[Stored entries]
________________________________________
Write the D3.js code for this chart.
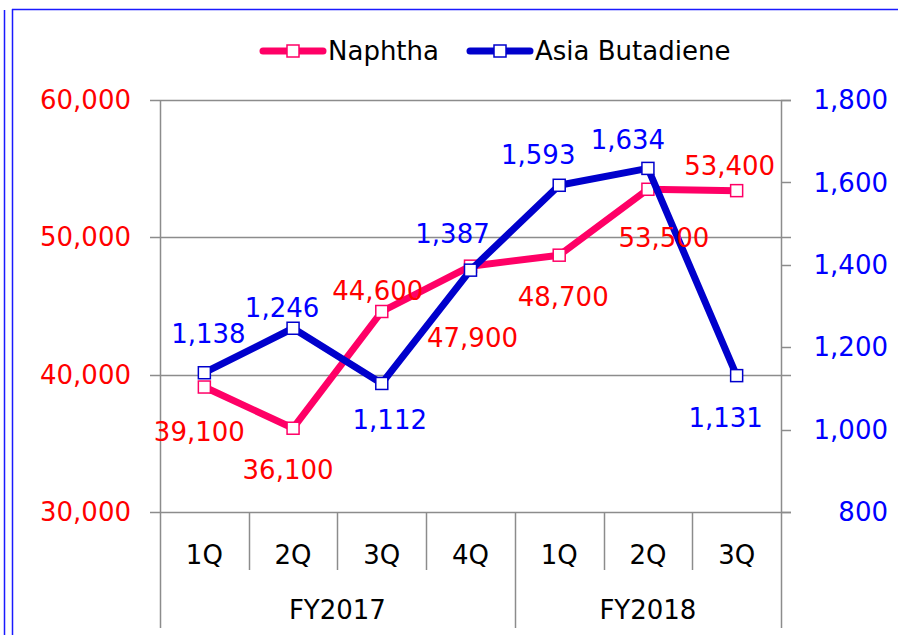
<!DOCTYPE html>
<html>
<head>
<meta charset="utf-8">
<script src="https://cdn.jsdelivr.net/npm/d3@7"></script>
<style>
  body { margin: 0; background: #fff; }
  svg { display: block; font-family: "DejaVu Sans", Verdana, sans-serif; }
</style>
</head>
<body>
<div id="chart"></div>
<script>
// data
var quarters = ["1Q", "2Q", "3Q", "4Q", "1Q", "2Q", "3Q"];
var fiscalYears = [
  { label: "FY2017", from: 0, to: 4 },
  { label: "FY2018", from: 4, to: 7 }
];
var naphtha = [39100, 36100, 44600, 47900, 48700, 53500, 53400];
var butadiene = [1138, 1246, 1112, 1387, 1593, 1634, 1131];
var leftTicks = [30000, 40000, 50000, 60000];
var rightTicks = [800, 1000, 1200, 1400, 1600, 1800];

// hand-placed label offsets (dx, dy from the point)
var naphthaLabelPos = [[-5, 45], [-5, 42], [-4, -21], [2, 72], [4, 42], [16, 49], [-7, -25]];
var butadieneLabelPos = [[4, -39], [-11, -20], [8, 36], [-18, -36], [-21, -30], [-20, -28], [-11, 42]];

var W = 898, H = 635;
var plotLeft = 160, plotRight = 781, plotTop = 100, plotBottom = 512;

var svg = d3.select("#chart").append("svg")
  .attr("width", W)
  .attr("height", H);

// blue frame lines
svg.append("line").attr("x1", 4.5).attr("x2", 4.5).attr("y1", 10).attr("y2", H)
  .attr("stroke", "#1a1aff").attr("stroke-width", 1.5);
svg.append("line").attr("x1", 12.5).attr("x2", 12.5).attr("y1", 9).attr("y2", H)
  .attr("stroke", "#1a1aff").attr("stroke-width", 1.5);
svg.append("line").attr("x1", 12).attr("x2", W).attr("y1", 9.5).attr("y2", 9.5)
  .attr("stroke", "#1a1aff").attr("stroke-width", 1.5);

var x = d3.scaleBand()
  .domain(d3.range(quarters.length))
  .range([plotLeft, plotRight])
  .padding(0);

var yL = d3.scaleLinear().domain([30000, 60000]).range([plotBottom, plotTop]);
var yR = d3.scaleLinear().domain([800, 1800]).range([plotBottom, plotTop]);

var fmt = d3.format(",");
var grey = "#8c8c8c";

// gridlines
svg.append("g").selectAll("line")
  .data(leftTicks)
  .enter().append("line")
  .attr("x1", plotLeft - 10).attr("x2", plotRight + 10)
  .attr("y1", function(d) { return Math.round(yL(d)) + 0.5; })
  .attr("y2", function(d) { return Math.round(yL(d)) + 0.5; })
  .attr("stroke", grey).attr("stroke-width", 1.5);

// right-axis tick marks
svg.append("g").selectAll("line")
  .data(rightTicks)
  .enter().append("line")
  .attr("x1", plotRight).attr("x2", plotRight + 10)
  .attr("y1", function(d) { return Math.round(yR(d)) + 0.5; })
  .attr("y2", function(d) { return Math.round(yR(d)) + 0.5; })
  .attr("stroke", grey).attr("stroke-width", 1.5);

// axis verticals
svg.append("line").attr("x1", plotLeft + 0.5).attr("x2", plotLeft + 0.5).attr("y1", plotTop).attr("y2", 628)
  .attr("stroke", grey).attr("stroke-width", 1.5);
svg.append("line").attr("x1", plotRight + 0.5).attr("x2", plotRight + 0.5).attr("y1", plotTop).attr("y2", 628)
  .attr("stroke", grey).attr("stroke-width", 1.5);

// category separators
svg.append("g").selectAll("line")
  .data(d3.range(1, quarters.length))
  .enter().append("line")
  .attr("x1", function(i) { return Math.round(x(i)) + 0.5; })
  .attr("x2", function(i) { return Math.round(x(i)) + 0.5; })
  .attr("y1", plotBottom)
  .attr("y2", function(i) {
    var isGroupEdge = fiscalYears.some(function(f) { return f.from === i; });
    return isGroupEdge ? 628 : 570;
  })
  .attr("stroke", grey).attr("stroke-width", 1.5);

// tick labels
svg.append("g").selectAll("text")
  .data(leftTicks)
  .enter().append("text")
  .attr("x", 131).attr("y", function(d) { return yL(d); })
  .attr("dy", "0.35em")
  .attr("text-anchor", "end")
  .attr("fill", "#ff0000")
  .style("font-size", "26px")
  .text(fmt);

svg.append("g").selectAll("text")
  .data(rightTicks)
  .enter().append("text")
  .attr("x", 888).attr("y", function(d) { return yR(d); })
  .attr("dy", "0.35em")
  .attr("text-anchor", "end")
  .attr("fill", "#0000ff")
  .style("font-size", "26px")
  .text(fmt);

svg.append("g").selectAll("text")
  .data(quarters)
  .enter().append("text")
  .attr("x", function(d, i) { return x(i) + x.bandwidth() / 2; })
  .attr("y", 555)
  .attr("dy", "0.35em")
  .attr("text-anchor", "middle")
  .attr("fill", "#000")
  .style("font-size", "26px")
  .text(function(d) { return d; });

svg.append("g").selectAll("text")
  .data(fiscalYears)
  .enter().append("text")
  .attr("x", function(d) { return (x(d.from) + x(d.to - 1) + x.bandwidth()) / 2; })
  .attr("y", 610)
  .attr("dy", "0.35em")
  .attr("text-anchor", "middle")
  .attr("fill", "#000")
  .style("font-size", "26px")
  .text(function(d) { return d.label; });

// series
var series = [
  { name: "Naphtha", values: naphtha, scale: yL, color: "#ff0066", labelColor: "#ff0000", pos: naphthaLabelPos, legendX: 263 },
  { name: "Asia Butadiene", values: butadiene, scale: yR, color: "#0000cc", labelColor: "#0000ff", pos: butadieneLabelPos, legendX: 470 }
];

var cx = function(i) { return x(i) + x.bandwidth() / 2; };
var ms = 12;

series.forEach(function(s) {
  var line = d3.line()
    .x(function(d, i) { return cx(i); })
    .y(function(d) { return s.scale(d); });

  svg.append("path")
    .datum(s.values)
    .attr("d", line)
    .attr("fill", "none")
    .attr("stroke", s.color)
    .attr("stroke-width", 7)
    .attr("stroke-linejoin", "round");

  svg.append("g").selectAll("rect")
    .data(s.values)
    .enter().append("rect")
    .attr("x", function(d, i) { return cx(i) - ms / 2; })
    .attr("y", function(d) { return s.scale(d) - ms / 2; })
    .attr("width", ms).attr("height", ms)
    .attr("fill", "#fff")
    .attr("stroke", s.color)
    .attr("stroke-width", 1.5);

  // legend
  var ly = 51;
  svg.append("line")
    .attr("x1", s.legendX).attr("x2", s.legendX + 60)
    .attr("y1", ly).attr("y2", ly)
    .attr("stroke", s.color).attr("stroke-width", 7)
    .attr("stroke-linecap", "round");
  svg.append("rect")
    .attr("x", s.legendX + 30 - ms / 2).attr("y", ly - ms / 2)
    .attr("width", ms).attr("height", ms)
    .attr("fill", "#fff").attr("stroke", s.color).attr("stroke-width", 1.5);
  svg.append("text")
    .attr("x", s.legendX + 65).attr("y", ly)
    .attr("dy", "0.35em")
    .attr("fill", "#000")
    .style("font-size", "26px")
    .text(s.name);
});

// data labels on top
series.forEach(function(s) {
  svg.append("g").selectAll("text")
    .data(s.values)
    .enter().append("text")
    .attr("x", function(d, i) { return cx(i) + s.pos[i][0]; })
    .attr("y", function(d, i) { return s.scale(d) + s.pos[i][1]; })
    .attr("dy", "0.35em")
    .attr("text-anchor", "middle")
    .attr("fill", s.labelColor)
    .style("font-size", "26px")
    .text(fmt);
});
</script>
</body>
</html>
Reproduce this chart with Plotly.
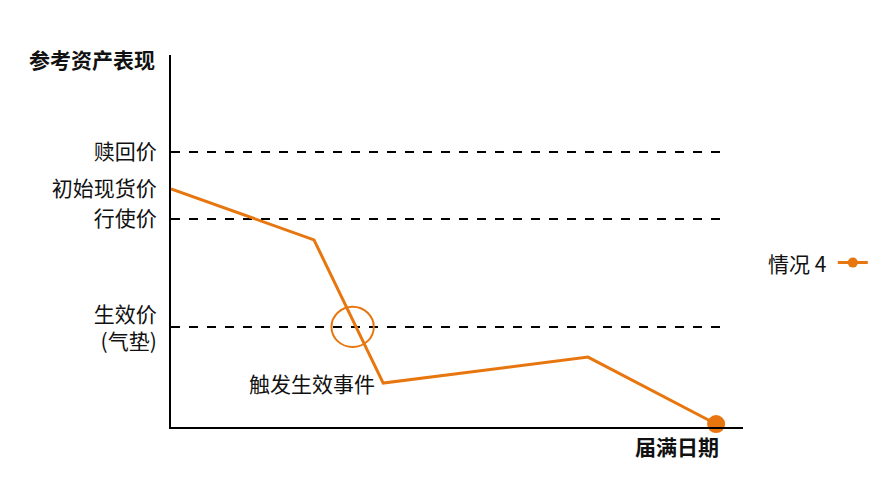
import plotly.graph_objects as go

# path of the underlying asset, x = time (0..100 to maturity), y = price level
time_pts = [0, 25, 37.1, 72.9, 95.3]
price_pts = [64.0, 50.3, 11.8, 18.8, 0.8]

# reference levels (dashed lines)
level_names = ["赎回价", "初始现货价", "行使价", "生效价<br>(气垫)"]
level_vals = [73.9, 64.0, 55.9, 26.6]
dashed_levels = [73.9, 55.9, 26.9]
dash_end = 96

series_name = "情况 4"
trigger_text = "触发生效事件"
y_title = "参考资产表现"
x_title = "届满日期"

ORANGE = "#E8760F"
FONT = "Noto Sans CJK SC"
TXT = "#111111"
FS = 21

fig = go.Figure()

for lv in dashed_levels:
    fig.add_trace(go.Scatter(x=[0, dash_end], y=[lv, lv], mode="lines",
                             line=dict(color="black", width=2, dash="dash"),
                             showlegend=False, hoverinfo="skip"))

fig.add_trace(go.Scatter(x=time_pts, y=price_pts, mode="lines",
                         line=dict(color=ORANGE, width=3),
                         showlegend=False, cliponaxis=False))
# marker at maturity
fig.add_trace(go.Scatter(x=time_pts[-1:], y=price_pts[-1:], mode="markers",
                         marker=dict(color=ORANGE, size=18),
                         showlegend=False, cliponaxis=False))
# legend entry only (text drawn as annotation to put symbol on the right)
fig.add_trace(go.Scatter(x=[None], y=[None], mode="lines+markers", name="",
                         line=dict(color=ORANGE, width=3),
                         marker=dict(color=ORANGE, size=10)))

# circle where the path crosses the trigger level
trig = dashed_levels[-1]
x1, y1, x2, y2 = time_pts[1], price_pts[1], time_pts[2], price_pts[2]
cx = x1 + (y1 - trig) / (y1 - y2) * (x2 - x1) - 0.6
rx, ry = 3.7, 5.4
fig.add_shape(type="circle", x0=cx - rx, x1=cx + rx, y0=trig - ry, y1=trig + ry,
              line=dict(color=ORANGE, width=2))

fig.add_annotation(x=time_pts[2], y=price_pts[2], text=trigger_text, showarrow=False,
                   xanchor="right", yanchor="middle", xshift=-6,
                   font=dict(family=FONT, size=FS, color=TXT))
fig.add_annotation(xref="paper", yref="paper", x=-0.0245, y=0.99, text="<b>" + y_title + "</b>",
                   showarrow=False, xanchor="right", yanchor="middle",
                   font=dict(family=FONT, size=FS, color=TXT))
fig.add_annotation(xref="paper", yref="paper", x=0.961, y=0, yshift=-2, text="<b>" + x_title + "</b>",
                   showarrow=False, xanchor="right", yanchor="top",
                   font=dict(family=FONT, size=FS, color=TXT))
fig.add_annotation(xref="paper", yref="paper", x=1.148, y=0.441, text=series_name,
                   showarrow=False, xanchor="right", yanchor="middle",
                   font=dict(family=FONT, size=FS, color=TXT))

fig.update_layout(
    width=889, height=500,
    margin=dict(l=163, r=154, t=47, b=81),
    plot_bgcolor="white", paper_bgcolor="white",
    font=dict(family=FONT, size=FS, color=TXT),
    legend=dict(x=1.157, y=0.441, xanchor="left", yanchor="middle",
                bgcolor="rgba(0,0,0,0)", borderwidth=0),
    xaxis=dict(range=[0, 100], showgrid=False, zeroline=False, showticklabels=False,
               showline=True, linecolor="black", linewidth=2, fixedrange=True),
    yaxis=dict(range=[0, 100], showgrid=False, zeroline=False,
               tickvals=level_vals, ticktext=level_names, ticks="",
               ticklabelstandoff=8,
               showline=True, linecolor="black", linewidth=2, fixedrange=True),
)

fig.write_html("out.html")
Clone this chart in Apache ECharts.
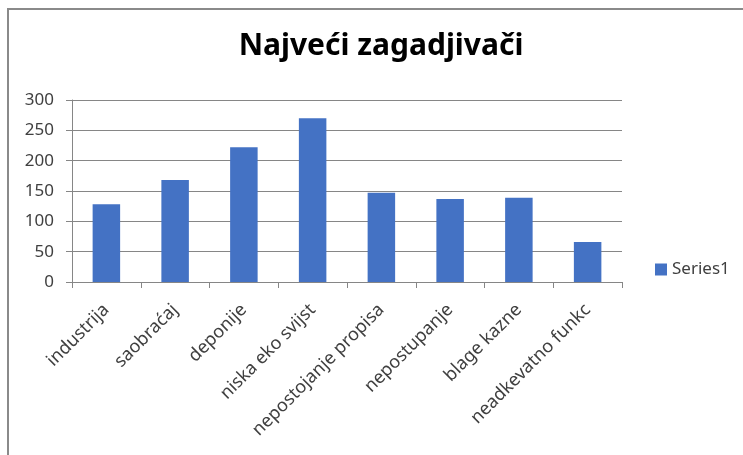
________________________________________
● **Problem**:
Show every line from the entries above in which the word "chart" appears.

● **Response for this exercise**:
Write the D3.js code for this chart.
<div id="chart"></div>
var svg = d3.select("#chart").append("svg")
Reproduce this chart with Plotly.
Clone this chart in Apache ECharts.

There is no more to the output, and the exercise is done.